THE SECRET LIVES OF ROOMS
I have been an ardent fan of the paintings of Edward Hopper, and I always strive to write at least one Hopperesque moment into a novel. This involves putting one of my characters alone in a room and keeping them still, while allowing the room to express itself. When a scene like this succeeds, it seems to offer the character a choice: accept this room, which when you still all thought and see rather than merely look, buzzes with implications about you and about your life, or else summon the strength to find another room, one in which you can reinvent yourself.
Although I have written a number of these scenes, I have only succeeded once to my own satisfaction. In Nights in the Asylum, a young woman in a remote Outback petrol station stares in through the window at the place where she spends her days. I like to think that Edward Hopper would have wanted to paint her.
Recently I discovered the Danish artist, Vilhelm Hammershøi, and as with Edward Hopper it was love at first sight. Of the two, I prefer Hammershøi', not because I have tired of Hopper but because the quality of stillness which is central to both is of a different temperament and temperature in Hammershøi's muted, exquisite paintings.

Perhaps they speak to my own long-term fascination with empty rooms. We live out our lives in rooms filled with things we've chosen, and they speak about us, as the rooms of others speak about them. When I am away from home I often visualise the empty rooms that await my return, and I wonder about their life without me. Built more than a century ago, when the colony of South Australia was little more than fifty years old, perhaps they retain vestigial traces of the many unknown lives they have sheltered.

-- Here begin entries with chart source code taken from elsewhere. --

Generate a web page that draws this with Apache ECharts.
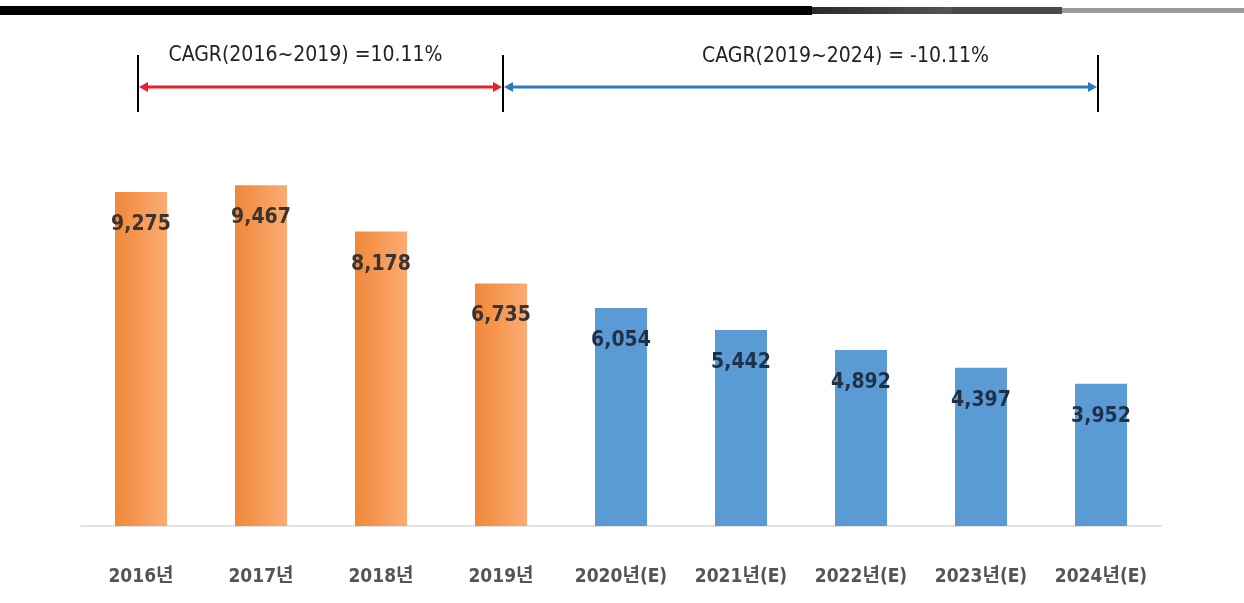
<!DOCTYPE html>
<html>
<head>
<meta charset="utf-8">
<script src="https://cdn.jsdelivr.net/npm/echarts@6/dist/echarts.min.js"></script>
<style>
  html, body { margin: 0; padding: 0; background: #fff; }
  #chart { width: 1244px; height: 603px; }
</style>
</head>
<body>
<div id="chart"></div>
<script>
const categories = ["2016년", "2017년", "2018년", "2019년", "2020년(E)", "2021년(E)", "2022년(E)", "2023년(E)", "2024년(E)"];
const values = [9275, 9467, 8178, 6735, 6054, 5442, 4892, 4397, 3952];
const actualCount = 4; // first 4 are actual (orange), rest estimates (blue)
const cagrLabels = ["CAGR(2016~2019) =10.11%", "CAGR(2019~2024) = -10.11%"];

const FONT = '"DejaVu Sans Condensed", "Liberation Sans Narrow", "Noto Sans CJK KR", sans-serif';

const chart = echarts.init(document.getElementById("chart"));

const orange = new echarts.graphic.LinearGradient(0, 0, 1, 0, [
  { offset: 0, color: "#f0883a" },
  { offset: 1, color: "#fbab72" },
]);
const blue = "#5b9bd5";

const barData = values.map((v, i) => ({
  value: v,
  itemStyle: { color: i < actualCount ? orange : blue },
  label: { color: i < actualCount ? "#3b3330" : "#1e3148" },
}));

chart.setOption({
  animation: false,
  grid: { left: 81, right: 83, top: 166, bottom: 77 },
  xAxis: {
    type: "category",
    data: categories,
    axisLine: { lineStyle: { color: "#d9d9d9", width: 1.5 } },
    axisTick: { show: false },
    axisLabel: {
      interval: 0,
      margin: 42,
      color: "#555555",
      fontFamily: FONT,
      fontSize: 19,
      fontWeight: "bold",
    },
  },
  yAxis: {
    type: "value",
    min: 0,
    max: 10000,
    show: false,
    splitLine: { show: false },
  },
  series: [
    {
      type: "bar",
      data: barData,
      barWidth: 52,
      label: {
        show: true,
        position: "insideTop",
        distance: 22,
        fontFamily: FONT,
        fontSize: 21,
        fontWeight: "bold",
        formatter: (p) => p.value.toLocaleString("en-US"),
      },
    },
  ],
});

// annotations above the bars, placed from the category axis
function px(i) {
  return chart.convertToPixel({ xAxisIndex: 0 }, categories[i]);
}
const x0 = px(0) - 3, x1 = px(actualCount - 1) + 2, x2 = px(categories.length - 1) - 3;
const arrowY = 87;

function arrowLine(a, b, color) {
  return [
    { type: "line", shape: { x1: a + 8, y1: arrowY, x2: b - 8, y2: arrowY }, style: { stroke: color, lineWidth: 3 } },
    { type: "polygon", shape: { points: [[a + 1, arrowY], [a + 10, arrowY - 5], [a + 10, arrowY + 5]] }, style: { fill: color } },
    { type: "polygon", shape: { points: [[b - 1, arrowY], [b - 10, arrowY - 5], [b - 10, arrowY + 5]] }, style: { fill: color } },
  ];
}

const graphics = [
  // header strip
  { type: "rect", shape: { x: 0, y: 6, width: 812, height: 9 }, style: { fill: "#000" } },
  { type: "rect", shape: { x: 812, y: 7, width: 140, height: 7 }, style: { fill: new echarts.graphic.LinearGradient(0, 0, 1, 0, [{ offset: 0, color: "#2a2a2a" }, { offset: 1, color: "#555" }]) } },
  { type: "rect", shape: { x: 952, y: 7, width: 110, height: 7 }, style: { fill: "#4a4a4a" } },
  { type: "rect", shape: { x: 1062, y: 8, width: 182, height: 5 }, style: { fill: "#9a9a9a" } },
  // vertical markers
  { type: "line", shape: { x1: x0, y1: 55, x2: x0, y2: 112 }, style: { stroke: "#000", lineWidth: 2 } },
  { type: "line", shape: { x1: x1, y1: 55, x2: x1, y2: 112 }, style: { stroke: "#000", lineWidth: 2 } },
  { type: "line", shape: { x1: x2, y1: 55, x2: x2, y2: 112 }, style: { stroke: "#000", lineWidth: 2 } },
  ...arrowLine(x0, x1, "#e8202a"),
  ...arrowLine(x1, x2, "#2e78c0"),
  {
    type: "text", x: (x0 + x1) / 2 - 15, y: 56,
    style: { text: cagrLabels[0], fontFamily: FONT, fontSize: 21, fill: "#222", align: "center", verticalAlign: "middle" },
  },
  {
    type: "text", x: (x1 + x2) / 2 + 45, y: 57,
    style: { text: cagrLabels[1], fontFamily: FONT, fontSize: 21, fill: "#222", align: "center", verticalAlign: "middle" },
  },
];

chart.setOption({ graphic: graphics });
</script>
</body>
</html>
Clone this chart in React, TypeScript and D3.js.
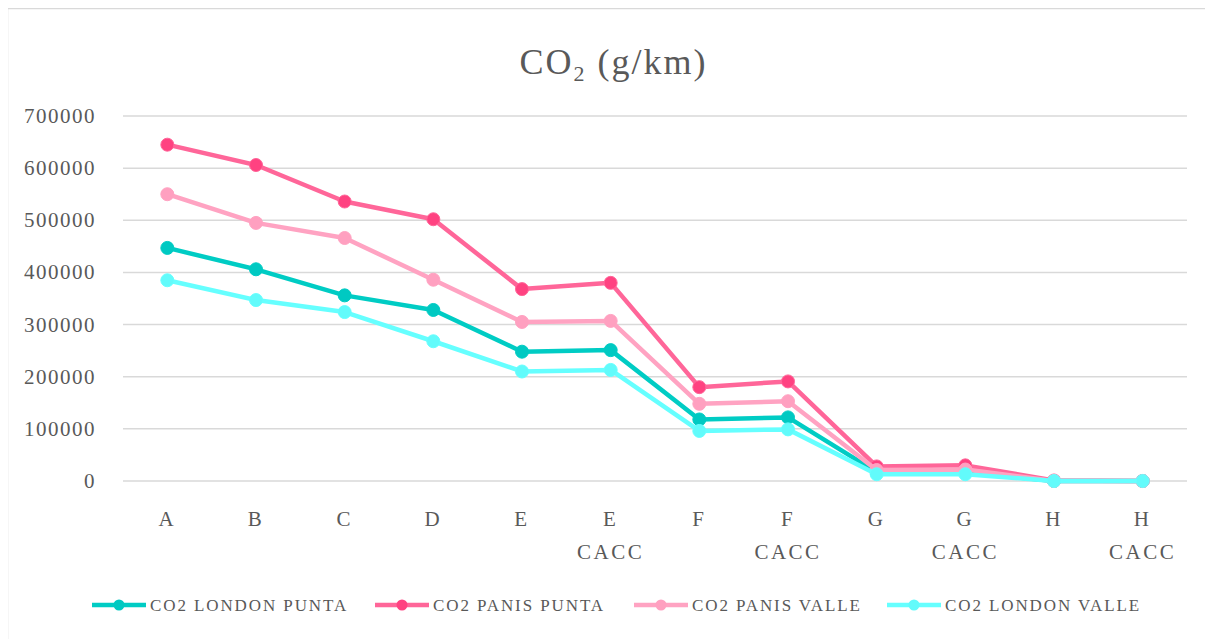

In a BBC documentary about Vilhelm Hammershøi, the English writer, Michael Palin, remarks on the emotional quality of the paintings, saying that it is almost as if Hammershøi has given the rooms feelings. His portraits and landscapes are striking, and the interiors in which a figure sits or stands facing away from the view are enticingly mysterious, yet it is the quiet rooms suffused with light from a pair of tall windows, or with a square of sunlight falling upon the floor, a stretch of wall, or a card table, that for me are the most mesmerising of all his paintings.

There is a timelessness at work in them, and although the world they show is closed and private, there is an odd sense of infinity. Perhaps this has to do with the restricted colour palette he favoured, a world of beautiful greys balanced against a complex and even more beautiful black.
I have never been able to decide whether Hopper's characters are poised at some personal turning point or whether they are frozen in resignation and despair. Whatever the answer, they are troubling; I do not want to swap places with them. By contrast, Hammershøi's figures appear meditative and calm; his quiet rooms beckon us in. Hammershøi loves the fall of light on domestic surfaces, he loves the invitation of a partly open door, and perhaps this is where the sense of infinity comes in - rooms opening into other rooms, other lives, other times, on and on for ever. In capturing these secret, unobserved moments, it feels as if Hammershøi has painted time itself, and our tenuous relationship with it.